TUCSON, Ariz. —Â Could there be a mini-Moon floating through our solar system? Researchers from the University of Arizona say a near-Earth asteroid, named Kamo`oalewa, may actually be a large piece of the Moon that somehow broke away from our lone satellite.
Scientists call Kamo`oalewa a quasi-satellite, which is a category of asteroids that orbit the Sun, but still pass relatively close to the Earth. Astronomers know very little about quasi-satellites because they are typically very faint in the night’s sky, making it hard for telescopes to spot them. Researchers discovered Kamo`oalewa using the PanSTARRS telescope in Hawaii back in 2016.
The ‘offspring’ of the Moon?
The asteroid’s name comes from a Hawaiian creation chant, which describes an offspring who travels on its own. It is roughly the size of a Ferris wheel, coming in at around 150 to 190 feet in diameter. At its closest, Kamo`oalewa gets within nine million miles of the Earth. However, because of its unique orbit, humans can only see it for a couple of weeks every April and only Earth’s largest telescopes can spot it.
So why do scientists think this mysterious mass is actually a chunk of the Moon? UArizona planetary sciences graduate student Ben Sharkey discovered that Kamo`oalewa shares the same pattern of reflected light (its spectrum) as moon rocks collected by the Apollo space missions. Study authors explain that this suggests Kamo`oalewa originated from the same place as those rocks — Earth’s moon.
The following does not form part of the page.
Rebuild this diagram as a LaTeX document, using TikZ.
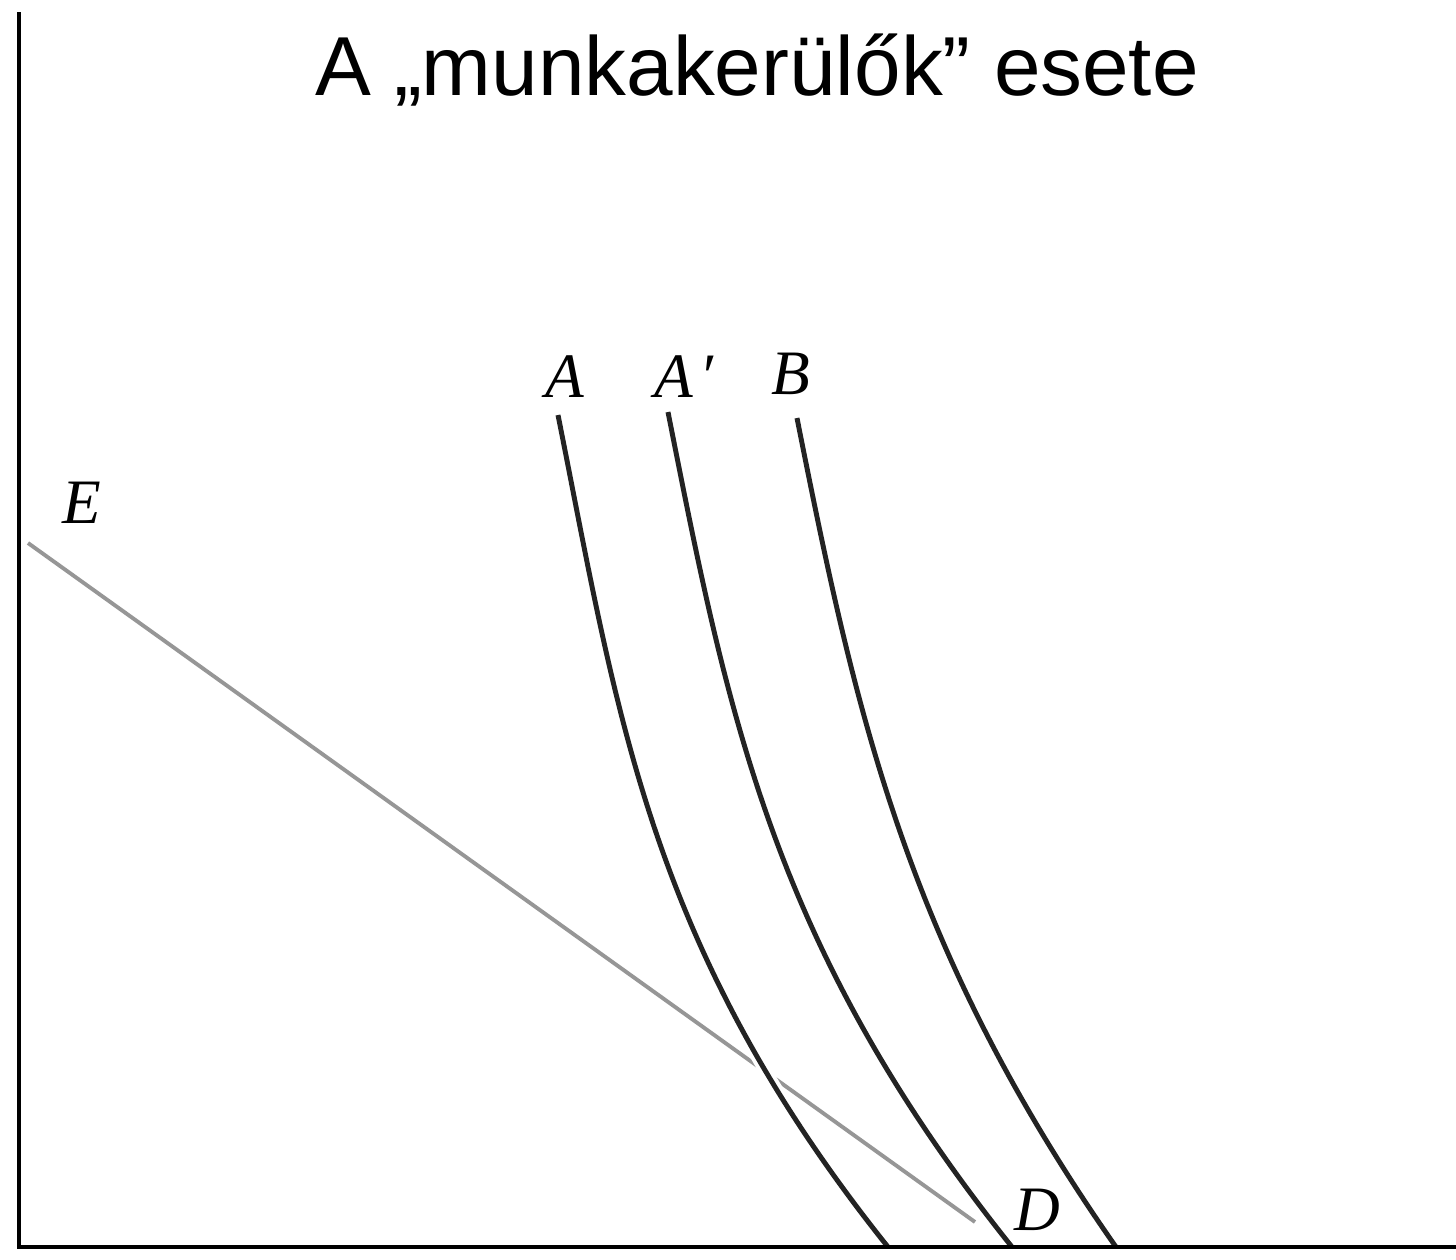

Although the team isn’t sure how such a large piece of the Moon broke off, they have never discovered another quasi-satellite that had the same light spectrum as the Moon.
“I looked through every near-Earth asteroid spectrum we had access to, and nothing matched,” Sharkey, the paper’s lead author, says in a university release.
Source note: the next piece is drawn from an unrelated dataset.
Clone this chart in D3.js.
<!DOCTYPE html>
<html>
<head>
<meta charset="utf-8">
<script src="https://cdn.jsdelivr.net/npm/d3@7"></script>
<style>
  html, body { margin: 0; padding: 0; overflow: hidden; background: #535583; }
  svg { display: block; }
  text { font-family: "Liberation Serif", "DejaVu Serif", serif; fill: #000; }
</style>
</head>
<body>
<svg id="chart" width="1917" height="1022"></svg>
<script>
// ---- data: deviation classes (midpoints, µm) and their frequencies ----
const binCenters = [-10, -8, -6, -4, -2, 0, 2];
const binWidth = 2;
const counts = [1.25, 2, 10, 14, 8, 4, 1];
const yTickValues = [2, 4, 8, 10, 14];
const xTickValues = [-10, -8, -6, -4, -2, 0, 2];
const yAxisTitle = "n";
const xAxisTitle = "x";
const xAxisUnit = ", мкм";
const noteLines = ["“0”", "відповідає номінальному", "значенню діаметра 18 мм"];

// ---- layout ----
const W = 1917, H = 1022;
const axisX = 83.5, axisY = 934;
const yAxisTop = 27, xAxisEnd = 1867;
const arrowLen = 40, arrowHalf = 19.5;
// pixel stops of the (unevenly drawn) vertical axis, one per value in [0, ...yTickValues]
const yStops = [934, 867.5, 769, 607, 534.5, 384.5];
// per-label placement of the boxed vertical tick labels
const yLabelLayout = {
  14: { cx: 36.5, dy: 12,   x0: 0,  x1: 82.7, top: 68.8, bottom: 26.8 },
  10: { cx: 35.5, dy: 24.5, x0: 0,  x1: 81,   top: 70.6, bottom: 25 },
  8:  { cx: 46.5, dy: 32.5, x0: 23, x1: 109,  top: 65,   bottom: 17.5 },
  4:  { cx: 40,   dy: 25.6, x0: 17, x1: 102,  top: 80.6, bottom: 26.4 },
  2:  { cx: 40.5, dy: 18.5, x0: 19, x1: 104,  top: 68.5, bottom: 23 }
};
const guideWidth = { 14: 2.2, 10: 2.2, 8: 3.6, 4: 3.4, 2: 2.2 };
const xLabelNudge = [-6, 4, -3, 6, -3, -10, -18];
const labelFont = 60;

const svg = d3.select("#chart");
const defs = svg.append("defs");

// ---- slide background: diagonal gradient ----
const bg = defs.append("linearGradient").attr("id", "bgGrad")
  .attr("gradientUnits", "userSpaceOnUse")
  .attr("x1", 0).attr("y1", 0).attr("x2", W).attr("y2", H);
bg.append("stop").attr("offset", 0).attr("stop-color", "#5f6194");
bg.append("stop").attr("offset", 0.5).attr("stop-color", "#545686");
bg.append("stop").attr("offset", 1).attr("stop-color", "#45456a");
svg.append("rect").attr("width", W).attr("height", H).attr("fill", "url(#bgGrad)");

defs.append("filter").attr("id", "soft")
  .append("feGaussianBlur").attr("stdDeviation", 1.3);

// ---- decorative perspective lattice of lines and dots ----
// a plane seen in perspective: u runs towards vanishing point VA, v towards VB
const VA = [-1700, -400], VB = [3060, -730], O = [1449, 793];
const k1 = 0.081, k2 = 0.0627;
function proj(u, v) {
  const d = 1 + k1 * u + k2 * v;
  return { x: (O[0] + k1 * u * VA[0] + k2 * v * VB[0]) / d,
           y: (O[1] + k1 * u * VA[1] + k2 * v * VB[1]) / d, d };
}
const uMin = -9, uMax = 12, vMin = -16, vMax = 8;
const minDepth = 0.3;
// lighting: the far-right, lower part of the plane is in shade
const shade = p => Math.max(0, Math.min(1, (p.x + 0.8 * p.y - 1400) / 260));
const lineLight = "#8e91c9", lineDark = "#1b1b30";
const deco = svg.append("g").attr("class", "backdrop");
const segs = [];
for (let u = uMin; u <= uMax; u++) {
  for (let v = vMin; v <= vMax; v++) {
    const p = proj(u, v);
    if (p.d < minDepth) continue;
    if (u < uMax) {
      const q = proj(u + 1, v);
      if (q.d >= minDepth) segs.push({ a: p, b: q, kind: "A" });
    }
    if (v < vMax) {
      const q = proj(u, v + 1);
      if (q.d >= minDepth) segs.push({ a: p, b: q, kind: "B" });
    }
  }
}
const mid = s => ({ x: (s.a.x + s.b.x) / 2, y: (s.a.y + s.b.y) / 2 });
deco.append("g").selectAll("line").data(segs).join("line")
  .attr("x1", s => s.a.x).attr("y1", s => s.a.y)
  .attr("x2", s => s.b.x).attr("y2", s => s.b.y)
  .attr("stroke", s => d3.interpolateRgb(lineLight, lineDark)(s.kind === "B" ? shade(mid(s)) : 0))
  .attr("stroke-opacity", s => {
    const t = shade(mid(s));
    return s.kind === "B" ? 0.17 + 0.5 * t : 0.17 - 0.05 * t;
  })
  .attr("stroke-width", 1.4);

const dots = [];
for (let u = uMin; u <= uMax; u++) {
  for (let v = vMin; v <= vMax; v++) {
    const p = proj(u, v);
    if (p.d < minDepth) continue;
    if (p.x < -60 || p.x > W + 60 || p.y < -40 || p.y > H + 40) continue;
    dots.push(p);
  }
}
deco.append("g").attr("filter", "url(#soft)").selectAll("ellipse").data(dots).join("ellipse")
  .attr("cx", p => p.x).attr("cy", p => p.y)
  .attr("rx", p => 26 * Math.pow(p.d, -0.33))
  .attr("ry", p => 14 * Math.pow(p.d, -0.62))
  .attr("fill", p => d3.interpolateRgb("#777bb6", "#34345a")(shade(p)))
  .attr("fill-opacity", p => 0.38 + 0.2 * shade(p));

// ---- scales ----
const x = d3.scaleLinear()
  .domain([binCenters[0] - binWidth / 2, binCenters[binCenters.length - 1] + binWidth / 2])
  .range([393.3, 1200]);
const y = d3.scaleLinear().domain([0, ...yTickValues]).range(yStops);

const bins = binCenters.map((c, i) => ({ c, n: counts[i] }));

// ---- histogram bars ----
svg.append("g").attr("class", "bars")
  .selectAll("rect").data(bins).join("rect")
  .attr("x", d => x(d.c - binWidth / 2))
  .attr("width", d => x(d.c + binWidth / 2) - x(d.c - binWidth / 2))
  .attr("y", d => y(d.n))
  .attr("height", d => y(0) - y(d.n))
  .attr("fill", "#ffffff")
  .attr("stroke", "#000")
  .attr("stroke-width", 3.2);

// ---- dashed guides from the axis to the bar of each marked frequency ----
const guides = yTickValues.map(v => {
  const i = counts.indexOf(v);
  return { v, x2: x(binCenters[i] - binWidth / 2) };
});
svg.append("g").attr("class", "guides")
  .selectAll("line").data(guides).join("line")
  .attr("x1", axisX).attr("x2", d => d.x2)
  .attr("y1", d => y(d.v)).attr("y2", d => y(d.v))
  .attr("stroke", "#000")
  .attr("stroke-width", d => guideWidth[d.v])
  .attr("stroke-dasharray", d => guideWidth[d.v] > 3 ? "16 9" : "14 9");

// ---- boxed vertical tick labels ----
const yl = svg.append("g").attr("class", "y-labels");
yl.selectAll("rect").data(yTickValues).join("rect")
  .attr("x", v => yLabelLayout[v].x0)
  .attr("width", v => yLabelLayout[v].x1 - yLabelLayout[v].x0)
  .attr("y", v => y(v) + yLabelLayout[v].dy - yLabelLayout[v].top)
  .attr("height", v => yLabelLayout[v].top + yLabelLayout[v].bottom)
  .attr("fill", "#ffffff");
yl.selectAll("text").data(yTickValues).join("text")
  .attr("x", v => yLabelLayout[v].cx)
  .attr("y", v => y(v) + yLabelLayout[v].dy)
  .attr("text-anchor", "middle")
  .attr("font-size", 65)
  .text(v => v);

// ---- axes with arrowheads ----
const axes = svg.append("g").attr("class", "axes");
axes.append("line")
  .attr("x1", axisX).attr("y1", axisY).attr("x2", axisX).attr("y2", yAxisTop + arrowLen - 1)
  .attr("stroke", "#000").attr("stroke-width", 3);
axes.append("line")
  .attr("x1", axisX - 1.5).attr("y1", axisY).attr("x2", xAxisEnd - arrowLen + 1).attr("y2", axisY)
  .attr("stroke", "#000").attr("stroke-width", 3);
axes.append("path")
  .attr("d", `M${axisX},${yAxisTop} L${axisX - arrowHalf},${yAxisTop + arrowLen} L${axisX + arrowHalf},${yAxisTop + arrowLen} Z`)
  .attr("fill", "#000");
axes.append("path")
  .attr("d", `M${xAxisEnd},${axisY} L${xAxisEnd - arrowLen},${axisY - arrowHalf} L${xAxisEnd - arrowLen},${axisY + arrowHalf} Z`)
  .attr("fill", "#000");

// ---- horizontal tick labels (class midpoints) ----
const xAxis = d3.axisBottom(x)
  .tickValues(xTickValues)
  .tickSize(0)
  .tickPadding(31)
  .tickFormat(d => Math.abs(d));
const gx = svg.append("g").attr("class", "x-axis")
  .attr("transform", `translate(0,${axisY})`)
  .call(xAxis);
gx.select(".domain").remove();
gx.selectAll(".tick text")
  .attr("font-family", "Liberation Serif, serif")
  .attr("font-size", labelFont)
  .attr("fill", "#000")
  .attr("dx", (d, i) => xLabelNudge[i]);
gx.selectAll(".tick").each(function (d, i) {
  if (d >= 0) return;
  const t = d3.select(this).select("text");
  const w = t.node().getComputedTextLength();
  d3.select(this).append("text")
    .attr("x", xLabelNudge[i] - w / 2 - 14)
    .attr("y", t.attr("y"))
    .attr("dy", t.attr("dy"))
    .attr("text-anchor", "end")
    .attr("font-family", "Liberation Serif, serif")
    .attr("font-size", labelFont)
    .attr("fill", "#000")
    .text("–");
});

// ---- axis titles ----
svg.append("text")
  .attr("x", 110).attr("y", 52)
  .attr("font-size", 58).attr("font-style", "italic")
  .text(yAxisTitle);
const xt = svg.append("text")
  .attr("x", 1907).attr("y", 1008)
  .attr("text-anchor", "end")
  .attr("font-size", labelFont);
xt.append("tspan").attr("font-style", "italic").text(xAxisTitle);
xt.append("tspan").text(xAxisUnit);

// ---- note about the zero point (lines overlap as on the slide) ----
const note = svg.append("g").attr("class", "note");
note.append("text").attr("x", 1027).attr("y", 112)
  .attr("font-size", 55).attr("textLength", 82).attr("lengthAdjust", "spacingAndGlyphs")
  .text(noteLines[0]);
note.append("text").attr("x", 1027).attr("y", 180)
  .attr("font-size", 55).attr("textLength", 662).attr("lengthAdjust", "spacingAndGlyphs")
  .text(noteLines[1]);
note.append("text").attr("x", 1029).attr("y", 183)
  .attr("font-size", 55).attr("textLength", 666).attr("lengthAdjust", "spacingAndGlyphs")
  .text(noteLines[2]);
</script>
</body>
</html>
Finding a missing clue in the asteroid’s orbit
Sharkey and his UArizona adviser, associate professor of lunar and planetary sciences Vishnu Reddy, hunted for another possible explanation for this coincidence for three years.
“We doubted ourselves to death,” Reddy says.
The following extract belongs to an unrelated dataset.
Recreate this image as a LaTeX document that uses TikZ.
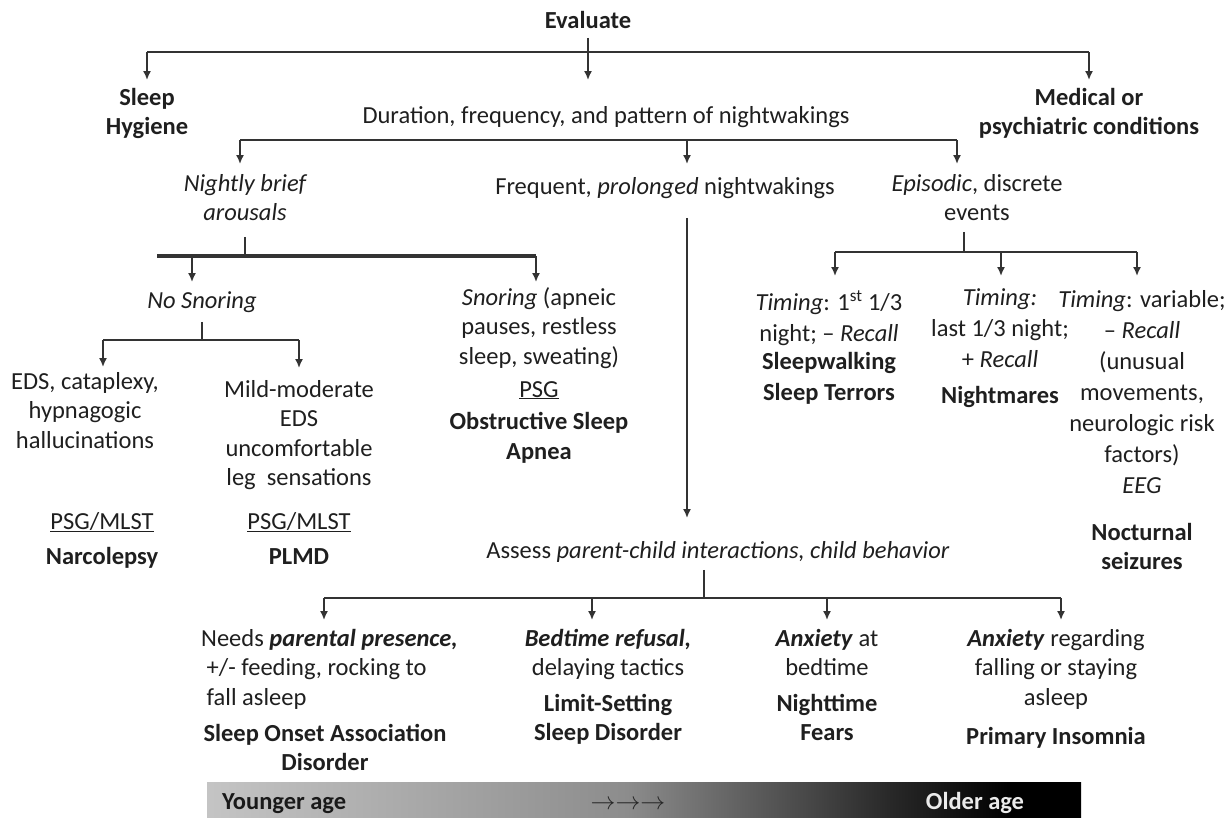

However, after missing a chance to examine the asteroid in 2020 due to COVID-19 lockdowns, the team discovered the missing piece of the puzzle in April 2021.
“This spring, we got much needed follow-up observations and went, ‘Wow it is real,'” Sharkey says. “It’s easier to explain with the moon than other ideas.”
Study authors found that Kamo`oalewa’s orbit is very similar to the Earth’s, but with a slight tilt in it. That orbital path is very different from the typical near-Earth asteroids, according to study co-author Renu Malhotra.
“It is very unlikely that a garden-variety near-Earth asteroid would spontaneously move into a quasi-satellite orbit like Kamo`oalewa’s,” Malhotra explains. “It will not remain in this particular orbit for very long, only about 300 years in the future, and we estimate that it arrived in this orbit about 500 years ago.”
As for how the Moon’s “offspring” started traveling on its own, Malhotra’s lab team is now investigating the possible origins of Kamo`oalewa.
The findings are published in the journal Communications Earth and Environment.